Is the Pid "linked" to A for some reason ?
PS
I tried with Node.spawn
and calling spawn in the :rpc.call, I get the same result
PS 2
If I start the GenServer from the B console, when killing A with either Node.disconnect
or Ctrl-C Ctrl-C
, it works as expected...
PS 3 I thought that it might come from the fact that I call :start_link, but I have the same behaviour with :start (without link)
subsidiary question
Answered by Hynek -Pichi- Vychodil
in the comments...
Why all the IO.puts are printed on A while the GenServer is technically running on B ?
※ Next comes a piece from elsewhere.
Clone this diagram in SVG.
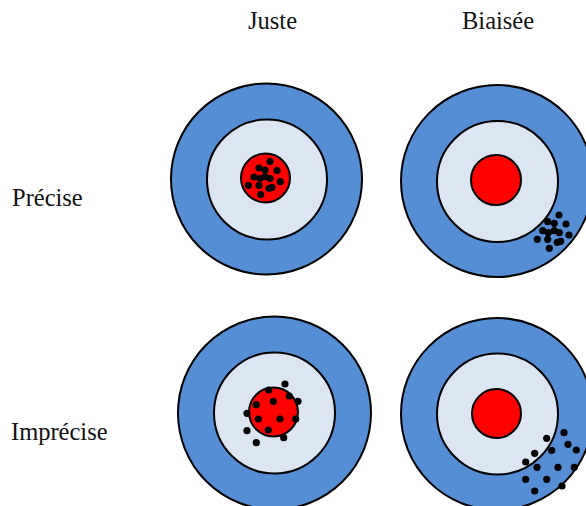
<svg xmlns="http://www.w3.org/2000/svg" width="586" height="506" viewBox="0 0 586 506">
<style>
.lbl{font-family:"Liberation Serif","Times New Roman",serif;font-size:24.5px;fill:#111}
.outer{fill:#558ED5;stroke:#000;stroke-width:2}
.mid{fill:#DCE6F2;stroke:#000;stroke-width:2}
.bull{fill:#FF0000;stroke:#000;stroke-width:2}
.hit{fill:#000}
</style>
<rect width="586" height="506" fill="#fff"/>
<g id="labels">
<text class="lbl" x="248" y="29">Juste</text>
<text class="lbl" x="462" y="29">Biaisée</text>
<text class="lbl" x="12" y="206">Précise</text>
<text class="lbl" x="11" y="440">Imprécise</text>
</g>
<g id="target-juste-precise">
<circle class="outer" cx="266.5" cy="179" r="95.5"/>
<circle class="mid" cx="267" cy="179.5" r="60"/>
<circle class="bull" cx="265.5" cy="178" r="24.5"/>
<g class="hit">
<circle cx="270" cy="161.5" r="3.6"/><circle cx="259" cy="168" r="3.6"/><circle cx="265" cy="170" r="3.6"/><circle cx="277" cy="170.5" r="3.6"/>
<circle cx="254" cy="177" r="3.6"/><circle cx="260" cy="178.5" r="3.6"/><circle cx="265" cy="176.7" r="3.6"/><circle cx="270" cy="178.5" r="3.6"/>
<circle cx="280.3" cy="181.7" r="3.6"/><circle cx="248.5" cy="185.3" r="3.6"/><circle cx="259" cy="185.5" r="3.6"/><circle cx="269" cy="188.3" r="3.6"/>
<circle cx="272" cy="187.3" r="3.6"/><circle cx="260.7" cy="194.5" r="3.6"/>
</g>
</g>
<g id="target-biaisee-precise">
<circle class="outer" cx="497" cy="181" r="96"/>
<circle class="mid" cx="497.5" cy="181.5" r="60.5"/>
<circle class="bull" cx="496" cy="180" r="25"/>
<g class="hit">
<circle cx="559" cy="215" r="3.6"/><circle cx="547.7" cy="221.7" r="3.6"/><circle cx="554.3" cy="223.3" r="3.6"/><circle cx="566" cy="224" r="3.6"/>
<circle cx="542.7" cy="230.7" r="3.6"/><circle cx="548.3" cy="232.7" r="3.6"/><circle cx="554.3" cy="230.7" r="3.6"/><circle cx="559.3" cy="232.7" r="3.6"/>
<circle cx="569" cy="235" r="3.6"/><circle cx="537.3" cy="239.3" r="3.6"/><circle cx="547.7" cy="239.3" r="3.6"/><circle cx="557.3" cy="242.3" r="3.6"/>
<circle cx="560.7" cy="241.3" r="3.6"/><circle cx="549.3" cy="248.3" r="3.6"/>
</g>
</g>
<g id="target-juste-imprecise">
<circle class="outer" cx="274.5" cy="413" r="96.5"/>
<circle class="mid" cx="274.5" cy="413" r="60.5"/>
<circle class="bull" cx="273.5" cy="412" r="24.5"/>
<g class="hit">
<circle cx="285" cy="384" r="3.6"/><circle cx="268.7" cy="390" r="3.6"/><circle cx="289.3" cy="396" r="3.6"/><circle cx="298" cy="401.3" r="3.6"/>
<circle cx="273.3" cy="401.3" r="3.6"/><circle cx="256.3" cy="404.7" r="3.6"/><circle cx="247" cy="413.3" r="3.6"/><circle cx="258.3" cy="419" r="3.6"/>
<circle cx="280" cy="419" r="3.6"/><circle cx="295.7" cy="419" r="3.6"/><circle cx="268.3" cy="430" r="3.6"/><circle cx="247" cy="430.7" r="3.6"/>
<circle cx="283.7" cy="437.7" r="3.6"/><circle cx="256.3" cy="442.7" r="3.6"/>
</g>
</g>
<g id="target-biaisee-imprecise">
<circle class="outer" cx="497" cy="414" r="96"/>
<circle class="mid" cx="497.5" cy="414" r="60.5"/>
<circle class="bull" cx="496.5" cy="413.5" r="24.5"/>
<g class="hit">
<circle cx="564" cy="432.7" r="3.6"/><circle cx="546.7" cy="438.3" r="3.6"/><circle cx="568" cy="444.3" r="3.6"/><circle cx="576.3" cy="450" r="3.6"/>
<circle cx="551.7" cy="450.3" r="3.6"/><circle cx="534.7" cy="453.3" r="3.6"/><circle cx="525.7" cy="462" r="3.6"/><circle cx="537" cy="467.3" r="3.6"/>
<circle cx="558" cy="467.3" r="3.6"/><circle cx="574.3" cy="467.3" r="3.6"/><circle cx="525.7" cy="479.3" r="3.6"/><circle cx="546.7" cy="479.3" r="3.6"/>
<circle cx="562" cy="486" r="3.6"/><circle cx="534.7" cy="491" r="3.6"/>
</g>
</g>
<g id="connectors"></g>
</svg>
When you call :rpc.call(:"B@127.0.0.1", Monitor, :start_link, [])
you link your Monitor
process to the current shell (and also set group_leader
to the :user
process at A
which basically prevents you from seeing output IO.puts "A is down, killing myself !"
once A is down.) So it means when A dies the shell running at A die as well and your Monitor
as well because linked.
So first of all, you should use GenServer.start()
for starting by :rpc.call()
or set process flag :trap_exit
to true or put it in the supervisor tree of an app running at node B. The second, set group_leader
to user
process at node B.
P.S.: I'm not familiar with Elixir syntax so I do not provide code.